Mesopotamian education
Research question: What was school like?
Education in Mesopotamia was very strict. It took place in temples or at academies or homes of priests. Only boys attended school and very few girls. If so, the girls needed to be very wealthy because most people went to school to get a good job. And that job was usually a scribe. If you became a scribe you would become very powerful and much respected!
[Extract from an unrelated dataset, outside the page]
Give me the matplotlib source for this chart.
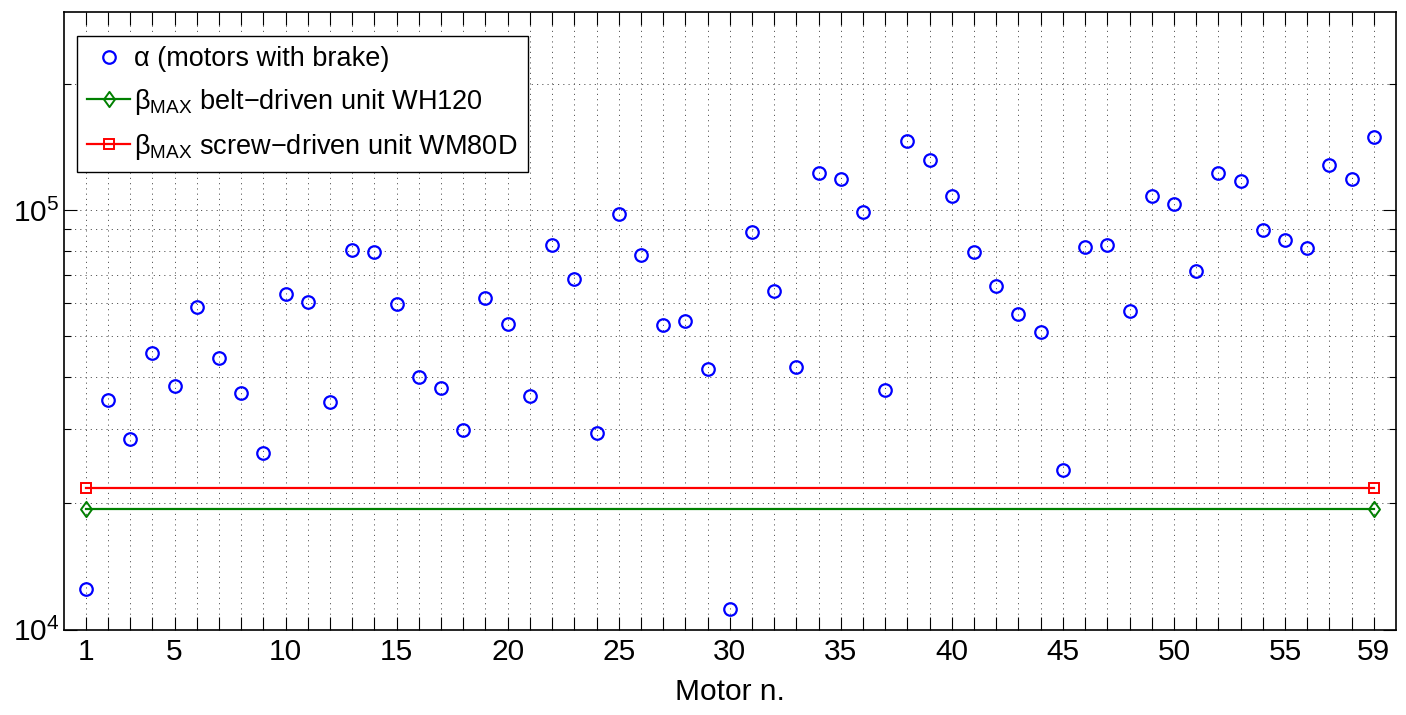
import matplotlib
matplotlib.use("Agg")
import matplotlib.pyplot as plt
from matplotlib.ticker import NullFormatter, NullLocator, FixedLocator
from matplotlib.path import Path

plt.rcParams['font.family'] = ['Liberation Sans', 'DejaVu Sans']
plt.rcParams['mathtext.fontset'] = 'custom'
plt.rcParams['mathtext.rm'] = 'Liberation Sans'
plt.rcParams['mathtext.it'] = 'Liberation Sans:italic'
plt.rcParams['mathtext.bf'] = 'Liberation Sans:bold'

# ---- data ----
motors = list(range(1, 60))
alpha = [1.246e4, 3.52e4, 2.84e4, 4.56e4, 3.80e4, 5.88e4, 4.44e4, 3.66e4, 2.64e4, 6.30e4,
         6.04e4, 3.48e4, 8.04e4, 7.93e4, 5.96e4, 4.01e4, 3.76e4, 2.99e4, 6.19e4, 5.35e4,
         3.61e4, 8.25e4, 6.85e4, 2.95e4, 9.80e4, 7.81e4, 5.31e4, 5.44e4, 4.18e4, 1.12e4,
         8.86e4, 6.40e4, 4.23e4, 1.230e5, 1.184e5, 9.89e4, 3.72e4, 1.466e5, 1.318e5, 1.080e5,
         7.94e4, 6.60e4, 5.66e4, 5.12e4, 2.40e4, 8.16e4, 8.27e4, 5.74e4, 1.080e5, 1.034e5,
         7.15e4, 1.230e5, 1.175e5, 8.96e4, 8.48e4, 8.12e4, 1.281e5, 1.186e5, 1.499e5]
beta_belt = 1.939e4    # WH120
beta_screw = 2.176e4   # WM80D
labeled_ticks = [1, 5, 10, 15, 20, 25, 30, 35, 40, 45, 50, 55, 59]
series_labels = ['α (motors with brake)',
                 r'β$_{\mathrm{MAX}}$ belt−driven unit WH120',
                 r'β$_{\mathrm{MAX}}$ screw−driven unit WM80D']
xlabel = 'Motor n.'

# ---- figure ----
W, H = 1406, 715
fig = plt.figure(figsize=(W / 100, H / 100), dpi=100)
ax = fig.add_axes([63.5 / W, 1 - 629.5 / H, (1396 - 63.5) / W, (629.5 - 12) / H])

diamond = Path([(0, 1), (0.72, 0), (0, -1), (-0.72, 0), (0, 1)],
               [Path.MOVETO, Path.LINETO, Path.LINETO, Path.LINETO, Path.CLOSEPOLY])

ax.plot(motors, alpha, linestyle='none', marker='o', mfc='none', mec=(0, 0, 1),
        ms=9, mew=1.6, label=series_labels[0], zorder=3)
ax.plot([motors[0], motors[-1]], [beta_belt, beta_belt], color=(0, 0.5, 0), lw=1.6,
        marker=diamond, ms=11, mfc='none', mew=1.4, label=series_labels[1], zorder=3)
ax.plot([motors[0], motors[-1]], [beta_screw, beta_screw], color=(1, 0, 0), lw=1.6,
        marker='s', ms=6.8, mfc='none', mew=1.4, label=series_labels[2], zorder=3)

ax.set_yscale('log')
ax.set_ylim(1e4, 2.97e5)
ax.set_xlim(0, 60)

ax.xaxis.set_major_locator(FixedLocator(motors))
ax.set_xticklabels([str(m) if m in labeled_ticks else '' for m in motors])
ax.xaxis.set_minor_locator(NullLocator())
ax.yaxis.set_minor_formatter(NullFormatter())

ax.tick_params(which='both', direction='in', top=True, right=True, width=0.8,
               labelsize=21.5)
ax.tick_params(axis='x', which='major', length=9.5, pad=6)
ax.tick_params(axis='y', which='major', length=9.5, pad=3)
ax.tick_params(which='minor', length=5)

grid_style = dict(color='0.35', linewidth=0.7, linestyle=(0, (1.2, 4.2)))
ax.grid(which='major', axis='both', **grid_style)
ax.grid(which='minor', axis='y', **grid_style)

for s in ax.spines.values():
    s.set_linewidth(1.2)

ax.set_xlabel(xlabel, fontsize=21.5, labelpad=9)

leg = ax.legend(loc='upper left', bbox_to_anchor=(77 / W, 1 - 36 / H),
                bbox_transform=fig.transFigure, borderaxespad=0, fancybox=False,
                edgecolor='black', framealpha=1, fontsize=19.5, handlelength=1.6,
                handletextpad=0.15, borderpad=0.37, labelspacing=0.55)
leg.get_frame().set_linewidth(1.0)

fig.savefig('out.png', dpi=100)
The principle of the school was called a father or an Unmia which translates to expert. Every Unmia had two assistants. These assistants were usually called big brothers. He was in charge of most of the teaching which would usually be language, economics, farming law, biology space, astronomy and math. The textbooks back then were clay cuneiform tablets. School would start at daybreak and often wouldn’t end until sunset. The Unmia was also in charge of discipline. It was very common that you would see children getting whipped at school. Mostly they would get whipped because they could not speak without permission.
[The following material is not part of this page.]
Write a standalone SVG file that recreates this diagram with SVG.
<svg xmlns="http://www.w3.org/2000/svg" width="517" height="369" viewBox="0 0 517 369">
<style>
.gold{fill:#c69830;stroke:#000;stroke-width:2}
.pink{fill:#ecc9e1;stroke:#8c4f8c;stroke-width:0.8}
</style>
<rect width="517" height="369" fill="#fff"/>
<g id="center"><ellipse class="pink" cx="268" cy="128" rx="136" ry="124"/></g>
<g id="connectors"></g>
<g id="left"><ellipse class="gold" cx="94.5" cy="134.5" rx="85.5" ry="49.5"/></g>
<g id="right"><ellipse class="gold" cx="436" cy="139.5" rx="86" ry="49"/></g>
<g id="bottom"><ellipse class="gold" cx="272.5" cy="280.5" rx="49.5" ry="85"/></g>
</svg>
The Sumerians were the first to develop a written language and educational system (now called school). They invented writing at about 3500BC.They Sumerians wrote on clay tablets. They called the language they had created cuneiform. Cuneiform had six hundred letters in total. Students and school were expected to learn all of them! They did so much writing, the schools ended up being called tablet houses. Cuneiform was first symbols but as time went by in changed in to kids of wedges. To become a scribe children had to know cuneiform and how to write in cuneiform, because this was the language used to record things.
When you became a scribe you were not only a very respected person, but you were also very wealthy. Scribes were one of the most powerful people in Mesopotamia.